THOMAS WUNSCH


ARTIST BIO & ARTIST STATEMENT

Thomas Wunsch, a German photographer, started working in the field of photography at age 17 when he moved to the USA and became a member of the Kodak Young Photographers League. When he opened a photo studio in Hamburg, he devoted himself to fashion, still life, and portrait photography (he took pictures of Barbra Streisand, Sir George Solti, Frank Zappa, Yoko Ono, Ethan Hawke, and many other international celebrities). He also had his first two solo exhibitions in Hamburg at Galerie Palme. After he moved back to the USA, Thomas Wunsch worked as a still photographer at a movie production company for many years.

Thomas Wunsch started taking abstract photographs in the year 2000. These photographs were exhibited at the Huantie Times Art Museum in Beijing, the Museum of Contemporary Art in Seoul, the Overbeck Museum in Bremen, the Staedtisches Museum Schloss Bruchsal, the Okgwa Museum in Gokseong, the Huaxia Art Museum in Zhengzhou, the Museum in Wehener Schloss, the Museum Boppard, the Museum Villa Irmgard, the Haus der Kunst in Munich, the Goethe-Institut in Frankfurt, the Goethe-Institut in Freiburg, the Goethe-Institut in Phnom Penh and numerous galleries throughout the world. Thomas Wunsch took part in group exhibitions also showing the works of Ai Weiwei, Robert Indiana, Thomas Ruff, Walker Evans, Stephen Shore, Sherrie Levine, and Nam June Paik. His photographs are published by the distinguished German record company ECM as LP and CD cover as well.

Thomas Wunsch is curating photography exhibitions in Germany and he has been teaching “Creative Photography” at the Anglo-American University in Prague. He has also held lectures about photography in Germany, the USA, China, Cambodia, and South Korea and he is a jury member at the "Moscow International Photo Awards" and the "London International Creative Competition".

More than 40 books featured his photographs including his most recent ones "Enemies of Reason", "The Impertinence of Beauty" and "Wages of Sin". Thomas Wunsch is a member of the Museum of Modern Art (MoMA), New York, a founding member of 360 Minutes of Art, a member of Fine Art America, a member of the World Photography Organisation, a member of the American Photography Association, a member of the Aperture Foundation, a member of the Martin Parr Foundation and a member of the International Center of Photography, New York.

 

ARTIST STATEMENT

Thomas Wunsch is a photographer who captures the inconspicuous details of life in his works. He notices details such as an ashtray at a train station, the pattern on a rusty barrel, the texture of wet pavement, or reflections in a window, that most people dismiss. His works capture more than just an object but the moments the objects were found. He visualizes time in space by using long exposures and physical movements creating an impression of looking at consecutive frames of a movie film fading into each other. In his works, spaces lose their contour and seem to disappear. After scanning his works, Wunsch fills in the in-between spaces on each photograph by extensive digital alterations. Coincidence is a key quality of his pictures that enables him to explore the myth of the ordinary. He is also a gentle and discrete observer, authentic yet not voyeuristic. He is also an aesthete whose attention to detail and sophisticated processing result in highly distinctive photographs.
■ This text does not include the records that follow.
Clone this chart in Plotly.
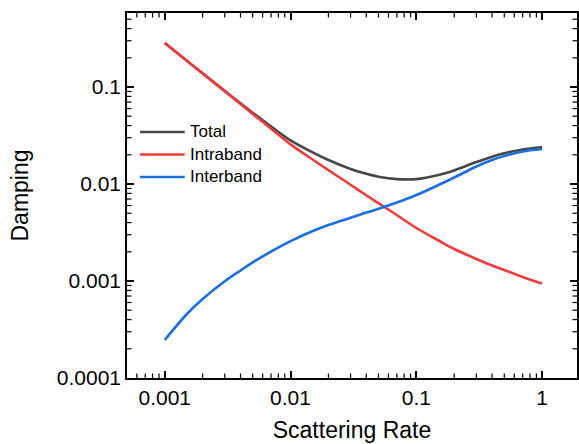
import math
import plotly.graph_objects as go

# Data
scattering_rate = [0.001, 0.0015, 0.002, 0.003, 0.004, 0.005, 0.007, 0.01, 0.015,
                   0.02, 0.03, 0.04, 0.05, 0.07, 0.1, 0.15, 0.2, 0.3, 0.4, 0.5,
                   0.7, 1.0]
intraband = [0.2842, 0.1861, 0.1377, 0.0902, 0.0668, 0.0528, 0.0372, 0.02562,
             0.01788, 0.01388, 0.00982, 0.00765, 0.00635, 0.00479, 0.00352, 0.002616,
             0.002137, 0.001686, 0.001444, 0.001298, 0.0011, 0.000942]
interband = [0.0002465, 0.000457, 0.000652, 0.000993, 0.001283, 0.001555, 0.002009,
             0.002572, 0.003277, 0.003778, 0.004481, 0.005072, 0.005551, 0.006447,
             0.007701, 0.009765, 0.011668, 0.015152, 0.017682, 0.019436, 0.021628,
             0.022949]
total = [0.28445, 0.18656, 0.13835, 0.09119, 0.06808, 0.05436, 0.03921, 0.02819,
         0.02116, 0.01766, 0.0143, 0.01272, 0.0119, 0.01124, 0.01122, 0.01238,
         0.01381, 0.01684, 0.01913, 0.02073, 0.02273, 0.02389]

series_names = ["Total", "Intraband", "Interband"]
series_colors = ["#474747", "#f23c3c", "#1a6fe3"]

x_major = [0.001, 0.01, 0.1, 1]
x_labels = ["0.001", "0.01", "0.1", "1"]
y_major = [0.0001, 0.001, 0.01, 0.1]
y_labels = ["0.0001", "0.001", "0.01", "0.1"]
minor_vals = [m * 10.0 ** e for e in range(-5, 1) for m in range(2, 10)]

X_RANGE = [-3.30, 0.277]
Y_RANGE = [-4, -0.237]

W, H = 579, 444
MARGIN = dict(l=127, r=0, t=13, b=66)
PLOT_W = W - MARGIN["l"] - MARGIN["r"]
PLOT_H = H - MARGIN["t"] - MARGIN["b"]

FONT = "Arial, 'Liberation Sans', sans-serif"

fig = go.Figure()
for name, ys, col in zip(series_names, [total, intraband, interband], series_colors):
    fig.add_trace(go.Scatter(x=scattering_rate, y=ys, mode="lines", name=name,
                             showlegend=False,
                             line=dict(color=col, width=2.6, shape="spline", smoothing=0.9)))

base = dict(type="log", showline=True, linecolor="black", linewidth=1.5,
            mirror="allticks", ticks="inside", tickcolor="black",
            showgrid=False, zeroline=False, tickmode="array")

fig.update_layout(
    xaxis=dict(**base, tickvals=x_major, ticktext=x_labels, ticklen=7, tickwidth=1.5,
               range=X_RANGE, tickfont=dict(family=FONT, size=21, color="black"),
               title=dict(text="Scattering Rate",
                          font=dict(family=FONT, size=23, color="black"), standoff=14)),
    yaxis=dict(**base, tickvals=y_major, ticktext=y_labels, ticklen=7, tickwidth=1.5,
               range=Y_RANGE, tickfont=dict(family=FONT, size=21, color="black"),
               title=dict(text="Damping",
                          font=dict(family=FONT, size=23, color="black"), standoff=22)),
)

# Minor (inside) ticks on all four sides, placed along the log axis ranges
MINOR_LEN = 4.5
tick_line = dict(color="black", width=1.2)
for v in minor_vals:
    lv = math.log10(v)
    if X_RANGE[0] < lv < X_RANGE[1]:
        fx = (lv - X_RANGE[0]) / (X_RANGE[1] - X_RANGE[0])
        dy = MINOR_LEN / PLOT_H
        fig.add_shape(type="line", xref="paper", yref="paper", x0=fx, x1=fx,
                      y0=0, y1=dy, line=tick_line)
        fig.add_shape(type="line", xref="paper", yref="paper", x0=fx, x1=fx,
                      y0=1 - dy, y1=1, line=tick_line)
    if Y_RANGE[0] < lv < Y_RANGE[1]:
        fy = (lv - Y_RANGE[0]) / (Y_RANGE[1] - Y_RANGE[0])
        dx = MINOR_LEN / PLOT_W
        fig.add_shape(type="line", xref="paper", yref="paper", x0=0, x1=dx,
                      y0=fy, y1=fy, line=tick_line)
        fig.add_shape(type="line", xref="paper", yref="paper", x0=1 - dx, x1=1,
                      y0=fy, y1=fy, line=tick_line)

# Legend drawn in paper coordinates (sample line + label per series)
legend_x0, legend_x1, legend_tx = 0.0288, 0.1283, 0.1350
legend_rows = [0.674, 0.6123, 0.5507]
for name, col, yy in zip(series_names, series_colors, legend_rows):
    fig.add_shape(type="line", xref="paper", yref="paper",
                  x0=legend_x0, x1=legend_x1, y0=yy, y1=yy,
                  line=dict(color=col, width=2.6))
    fig.add_annotation(x=legend_tx, y=yy, xref="paper", yref="paper",
                       text=name, showarrow=False, xanchor="left", yanchor="middle",
                       font=dict(family=FONT, size=17, color="black"))

fig.update_layout(
    width=W, height=H,
    margin=MARGIN,
    plot_bgcolor="white", paper_bgcolor="white",
    font=dict(family=FONT, color="black"),
    showlegend=False,
)

fig.write_html("out.html")
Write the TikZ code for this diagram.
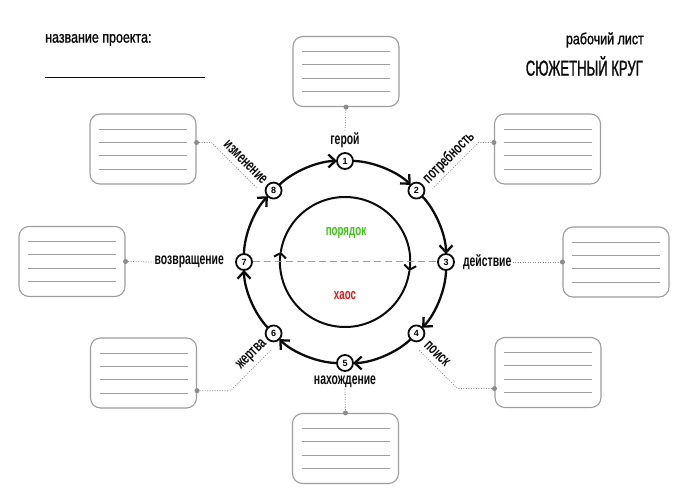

His photographs depict many different subjects. By making those subjects abstract - beyond recognition - he confers them a special aesthetic value. It is in these pictures that viewers encounter a kafkaesque symbolism and a very different kind of emotion. Viewers can get a sense of time, space, movement, security, or a lack of those qualities. Rather than offering a fixed view of the world, Wunsch leaves his images open to imagination and interpretation. He allows the viewer to become part of his work. His underlying concept is “What you see is what you get.” 

His photographs are like mind maps that tell a story of their own. One is reminded of short stories or novels or fragments of memory whose parts are put together like a puzzle. Each photograph displays its own charm. Some show very fine shades of grey or color, while others show very strong contrasts. Thomas Wunsch prefers the square format because it is more democratic. In rectangular pictures, he says, the larger dimension always outweighs the smaller.